### TO DO:
Extract word for word the lines of the listing from its start to the line holding "L59,230 73,230 85,232", both ends kept; pictures are not part of the copy.
____
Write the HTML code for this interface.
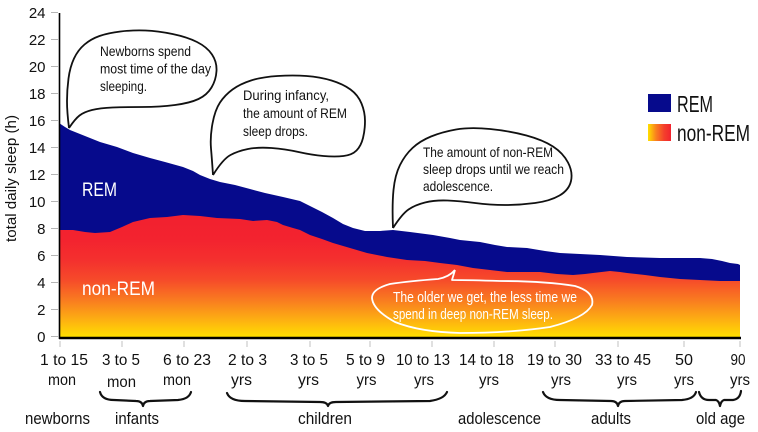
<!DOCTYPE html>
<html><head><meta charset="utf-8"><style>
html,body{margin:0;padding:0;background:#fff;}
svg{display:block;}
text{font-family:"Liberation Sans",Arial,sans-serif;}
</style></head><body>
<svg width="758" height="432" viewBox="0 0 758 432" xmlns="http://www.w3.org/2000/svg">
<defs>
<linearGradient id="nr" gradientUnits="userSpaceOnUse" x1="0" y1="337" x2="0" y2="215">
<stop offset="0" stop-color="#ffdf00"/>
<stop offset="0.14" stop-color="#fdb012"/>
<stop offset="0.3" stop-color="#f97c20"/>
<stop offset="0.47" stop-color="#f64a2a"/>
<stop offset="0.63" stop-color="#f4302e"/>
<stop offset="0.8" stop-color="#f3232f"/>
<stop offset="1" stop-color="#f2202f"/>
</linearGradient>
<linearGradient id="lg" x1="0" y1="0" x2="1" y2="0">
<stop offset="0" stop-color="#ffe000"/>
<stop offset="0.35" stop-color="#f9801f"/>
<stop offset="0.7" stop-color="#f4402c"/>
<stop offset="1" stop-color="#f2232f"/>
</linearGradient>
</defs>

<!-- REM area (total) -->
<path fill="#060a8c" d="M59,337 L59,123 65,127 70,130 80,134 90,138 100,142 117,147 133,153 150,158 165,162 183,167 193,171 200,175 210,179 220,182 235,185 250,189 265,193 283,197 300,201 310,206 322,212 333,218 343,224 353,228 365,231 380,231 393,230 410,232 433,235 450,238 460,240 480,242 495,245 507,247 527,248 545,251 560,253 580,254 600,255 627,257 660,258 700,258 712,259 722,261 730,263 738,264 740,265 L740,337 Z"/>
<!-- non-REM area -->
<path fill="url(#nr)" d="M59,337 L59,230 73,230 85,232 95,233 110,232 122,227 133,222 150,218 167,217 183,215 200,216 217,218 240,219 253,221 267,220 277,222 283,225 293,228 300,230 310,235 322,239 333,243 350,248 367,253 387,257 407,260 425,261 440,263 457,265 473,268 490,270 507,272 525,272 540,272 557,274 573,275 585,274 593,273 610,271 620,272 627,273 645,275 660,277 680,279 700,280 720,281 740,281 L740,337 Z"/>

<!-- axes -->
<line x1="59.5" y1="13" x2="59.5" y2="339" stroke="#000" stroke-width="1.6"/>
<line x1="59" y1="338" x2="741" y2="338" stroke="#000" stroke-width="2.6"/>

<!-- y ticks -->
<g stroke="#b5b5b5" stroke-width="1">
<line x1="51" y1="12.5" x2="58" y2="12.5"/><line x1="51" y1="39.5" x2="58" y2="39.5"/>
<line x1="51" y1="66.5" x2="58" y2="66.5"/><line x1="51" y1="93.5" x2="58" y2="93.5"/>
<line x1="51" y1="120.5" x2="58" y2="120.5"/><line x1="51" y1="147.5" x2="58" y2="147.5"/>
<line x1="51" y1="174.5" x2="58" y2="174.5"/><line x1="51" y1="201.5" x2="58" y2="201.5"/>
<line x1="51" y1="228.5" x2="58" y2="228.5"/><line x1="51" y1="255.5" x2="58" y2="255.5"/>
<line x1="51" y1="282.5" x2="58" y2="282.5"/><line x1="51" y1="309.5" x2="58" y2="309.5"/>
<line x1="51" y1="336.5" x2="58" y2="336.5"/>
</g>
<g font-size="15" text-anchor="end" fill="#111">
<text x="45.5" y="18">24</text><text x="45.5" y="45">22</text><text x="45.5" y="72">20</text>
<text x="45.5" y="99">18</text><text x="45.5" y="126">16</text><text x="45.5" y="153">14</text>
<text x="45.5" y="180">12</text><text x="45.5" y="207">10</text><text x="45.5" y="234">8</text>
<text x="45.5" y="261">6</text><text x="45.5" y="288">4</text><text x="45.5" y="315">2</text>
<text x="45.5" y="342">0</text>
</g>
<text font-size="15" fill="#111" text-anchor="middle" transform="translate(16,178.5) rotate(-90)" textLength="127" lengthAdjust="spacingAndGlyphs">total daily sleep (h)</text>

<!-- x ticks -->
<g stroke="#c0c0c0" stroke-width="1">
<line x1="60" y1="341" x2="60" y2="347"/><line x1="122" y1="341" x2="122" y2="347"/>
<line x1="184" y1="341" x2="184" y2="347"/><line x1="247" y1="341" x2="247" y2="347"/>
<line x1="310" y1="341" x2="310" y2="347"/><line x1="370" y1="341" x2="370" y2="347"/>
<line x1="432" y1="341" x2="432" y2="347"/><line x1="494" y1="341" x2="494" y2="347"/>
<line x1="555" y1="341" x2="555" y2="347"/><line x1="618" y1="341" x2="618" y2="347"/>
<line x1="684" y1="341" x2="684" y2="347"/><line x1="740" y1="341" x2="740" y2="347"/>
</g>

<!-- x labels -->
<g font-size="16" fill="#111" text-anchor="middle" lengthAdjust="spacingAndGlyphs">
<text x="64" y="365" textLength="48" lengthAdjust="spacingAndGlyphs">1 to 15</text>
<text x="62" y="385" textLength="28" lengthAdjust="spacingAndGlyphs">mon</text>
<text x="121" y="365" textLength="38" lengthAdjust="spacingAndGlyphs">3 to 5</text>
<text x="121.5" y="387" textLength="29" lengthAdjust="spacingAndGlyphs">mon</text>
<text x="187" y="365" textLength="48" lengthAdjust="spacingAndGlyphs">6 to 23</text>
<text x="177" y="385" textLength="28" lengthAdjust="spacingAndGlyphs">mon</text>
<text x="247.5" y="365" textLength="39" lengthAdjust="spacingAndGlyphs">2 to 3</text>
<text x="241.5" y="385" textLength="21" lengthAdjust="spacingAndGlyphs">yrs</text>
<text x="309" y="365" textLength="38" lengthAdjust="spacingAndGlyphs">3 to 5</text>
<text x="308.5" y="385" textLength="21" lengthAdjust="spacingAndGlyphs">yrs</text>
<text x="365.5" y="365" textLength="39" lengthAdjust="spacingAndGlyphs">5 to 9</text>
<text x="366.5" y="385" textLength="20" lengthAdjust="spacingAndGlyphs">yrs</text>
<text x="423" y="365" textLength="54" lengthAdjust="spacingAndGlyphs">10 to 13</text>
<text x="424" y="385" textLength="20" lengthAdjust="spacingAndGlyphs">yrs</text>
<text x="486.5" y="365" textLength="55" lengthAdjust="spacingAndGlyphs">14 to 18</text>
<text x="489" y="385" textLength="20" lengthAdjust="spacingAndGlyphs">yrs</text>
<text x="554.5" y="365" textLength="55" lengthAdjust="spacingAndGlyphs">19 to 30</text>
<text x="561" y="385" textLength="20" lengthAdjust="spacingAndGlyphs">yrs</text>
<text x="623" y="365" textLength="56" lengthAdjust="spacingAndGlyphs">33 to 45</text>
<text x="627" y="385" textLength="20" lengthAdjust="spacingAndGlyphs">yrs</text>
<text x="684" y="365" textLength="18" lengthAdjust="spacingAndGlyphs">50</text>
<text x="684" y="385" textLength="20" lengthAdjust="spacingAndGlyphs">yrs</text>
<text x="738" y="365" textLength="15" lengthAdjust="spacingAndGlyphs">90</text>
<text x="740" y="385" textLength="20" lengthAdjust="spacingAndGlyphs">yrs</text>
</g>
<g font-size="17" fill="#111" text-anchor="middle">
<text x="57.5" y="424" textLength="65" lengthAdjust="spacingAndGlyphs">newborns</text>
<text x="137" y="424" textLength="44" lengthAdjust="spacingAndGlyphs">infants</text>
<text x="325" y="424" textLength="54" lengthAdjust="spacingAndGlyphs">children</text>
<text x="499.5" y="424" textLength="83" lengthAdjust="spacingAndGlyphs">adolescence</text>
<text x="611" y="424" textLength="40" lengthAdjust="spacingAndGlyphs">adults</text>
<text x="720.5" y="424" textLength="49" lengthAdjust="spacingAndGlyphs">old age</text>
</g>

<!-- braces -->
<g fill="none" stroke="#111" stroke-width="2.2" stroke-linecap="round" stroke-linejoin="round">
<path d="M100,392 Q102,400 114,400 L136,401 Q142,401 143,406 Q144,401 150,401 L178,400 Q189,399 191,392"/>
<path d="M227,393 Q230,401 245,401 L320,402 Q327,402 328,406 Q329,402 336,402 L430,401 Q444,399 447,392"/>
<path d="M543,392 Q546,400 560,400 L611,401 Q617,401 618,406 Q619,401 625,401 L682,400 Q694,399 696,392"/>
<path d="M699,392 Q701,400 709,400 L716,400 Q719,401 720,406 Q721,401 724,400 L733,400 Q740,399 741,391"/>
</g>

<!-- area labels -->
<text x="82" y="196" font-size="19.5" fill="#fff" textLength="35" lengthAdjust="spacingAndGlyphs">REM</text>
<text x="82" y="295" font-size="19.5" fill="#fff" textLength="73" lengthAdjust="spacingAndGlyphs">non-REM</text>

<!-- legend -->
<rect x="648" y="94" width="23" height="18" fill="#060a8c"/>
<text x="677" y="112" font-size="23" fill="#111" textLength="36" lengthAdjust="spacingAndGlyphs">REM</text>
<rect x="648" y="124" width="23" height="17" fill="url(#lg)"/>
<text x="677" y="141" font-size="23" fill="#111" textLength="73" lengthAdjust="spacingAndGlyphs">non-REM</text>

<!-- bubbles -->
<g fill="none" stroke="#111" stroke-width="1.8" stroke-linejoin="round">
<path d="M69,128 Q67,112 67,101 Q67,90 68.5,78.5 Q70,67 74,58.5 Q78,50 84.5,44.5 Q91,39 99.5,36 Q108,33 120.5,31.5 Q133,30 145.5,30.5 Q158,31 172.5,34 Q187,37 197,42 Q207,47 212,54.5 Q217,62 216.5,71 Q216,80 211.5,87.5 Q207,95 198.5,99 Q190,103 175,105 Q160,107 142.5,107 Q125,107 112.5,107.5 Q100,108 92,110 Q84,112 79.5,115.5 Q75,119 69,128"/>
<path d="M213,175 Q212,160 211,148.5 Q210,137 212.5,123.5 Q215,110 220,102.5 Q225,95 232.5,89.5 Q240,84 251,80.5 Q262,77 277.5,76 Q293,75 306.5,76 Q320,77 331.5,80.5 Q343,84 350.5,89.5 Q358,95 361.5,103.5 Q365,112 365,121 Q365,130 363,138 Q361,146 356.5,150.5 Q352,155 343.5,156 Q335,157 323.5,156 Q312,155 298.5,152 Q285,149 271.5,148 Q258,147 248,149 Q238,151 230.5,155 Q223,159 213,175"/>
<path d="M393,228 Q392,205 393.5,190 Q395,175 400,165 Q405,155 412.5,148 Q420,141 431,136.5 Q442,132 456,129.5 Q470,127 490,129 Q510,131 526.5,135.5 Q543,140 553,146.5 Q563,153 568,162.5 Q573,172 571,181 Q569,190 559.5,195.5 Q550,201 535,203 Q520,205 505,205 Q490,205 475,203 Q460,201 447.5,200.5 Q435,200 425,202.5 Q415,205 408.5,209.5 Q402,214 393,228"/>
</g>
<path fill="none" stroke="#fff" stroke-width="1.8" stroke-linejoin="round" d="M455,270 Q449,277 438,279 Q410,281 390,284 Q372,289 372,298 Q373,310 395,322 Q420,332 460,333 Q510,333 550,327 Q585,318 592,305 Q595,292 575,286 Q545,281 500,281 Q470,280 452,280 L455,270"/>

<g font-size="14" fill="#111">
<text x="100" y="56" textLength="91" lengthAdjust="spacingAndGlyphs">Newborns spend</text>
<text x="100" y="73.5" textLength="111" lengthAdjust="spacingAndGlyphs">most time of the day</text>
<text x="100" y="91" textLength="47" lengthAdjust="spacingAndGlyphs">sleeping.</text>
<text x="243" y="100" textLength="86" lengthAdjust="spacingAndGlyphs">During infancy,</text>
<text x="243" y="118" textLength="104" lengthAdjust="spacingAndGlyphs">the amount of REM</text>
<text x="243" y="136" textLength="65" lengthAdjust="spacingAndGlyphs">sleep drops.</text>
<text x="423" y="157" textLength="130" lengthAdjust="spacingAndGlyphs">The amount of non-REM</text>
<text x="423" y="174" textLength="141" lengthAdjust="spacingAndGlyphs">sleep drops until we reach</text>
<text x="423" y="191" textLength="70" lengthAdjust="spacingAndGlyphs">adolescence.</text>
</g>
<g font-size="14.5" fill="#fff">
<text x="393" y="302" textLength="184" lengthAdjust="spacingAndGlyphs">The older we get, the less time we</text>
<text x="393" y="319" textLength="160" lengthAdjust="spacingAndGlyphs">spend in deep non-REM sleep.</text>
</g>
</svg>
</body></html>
____
### SOLVED EXERCISE:
Write the HTML code for this interface.
<!DOCTYPE html>
<html><head><meta charset="utf-8"><style>
html,body{margin:0;padding:0;background:#fff;}
svg{display:block;}
text{font-family:"Liberation Sans",Arial,sans-serif;}
</style></head><body>
<svg width="758" height="432" viewBox="0 0 758 432" xmlns="http://www.w3.org/2000/svg">
<defs>
<linearGradient id="nr" gradientUnits="userSpaceOnUse" x1="0" y1="337" x2="0" y2="215">
<stop offset="0" stop-color="#ffdf00"/>
<stop offset="0.14" stop-color="#fdb012"/>
<stop offset="0.3" stop-color="#f97c20"/>
<stop offset="0.47" stop-color="#f64a2a"/>
<stop offset="0.63" stop-color="#f4302e"/>
<stop offset="0.8" stop-color="#f3232f"/>
<stop offset="1" stop-color="#f2202f"/>
</linearGradient>
<linearGradient id="lg" x1="0" y1="0" x2="1" y2="0">
<stop offset="0" stop-color="#ffe000"/>
<stop offset="0.35" stop-color="#f9801f"/>
<stop offset="0.7" stop-color="#f4402c"/>
<stop offset="1" stop-color="#f2232f"/>
</linearGradient>
</defs>

<!-- REM area (total) -->
<path fill="#060a8c" d="M59,337 L59,123 65,127 70,130 80,134 90,138 100,142 117,147 133,153 150,158 165,162 183,167 193,171 200,175 210,179 220,182 235,185 250,189 265,193 283,197 300,201 310,206 322,212 333,218 343,224 353,228 365,231 380,231 393,230 410,232 433,235 450,238 460,240 480,242 495,245 507,247 527,248 545,251 560,253 580,254 600,255 627,257 660,258 700,258 712,259 722,261 730,263 738,264 740,265 L740,337 Z"/>
<!-- non-REM area -->
<path fill="url(#nr)" d="M59,337 L59,230 73,230 85,232 95,233 110,232 122,227 133,222 150,218 167,217 183,215 200,216 217,218 240,219 253,221 267,220 277,222 283,225 293,228 300,230 310,235 322,239 333,243 350,248 367,253 387,257 407,260 425,261 440,263 457,265 473,268 490,270 507,272 525,272 540,272 557,274 573,275 585,274 593,273 610,271 620,272 627,273 645,275 660,277 680,279 700,280 720,281 740,281 L740,337 Z"/>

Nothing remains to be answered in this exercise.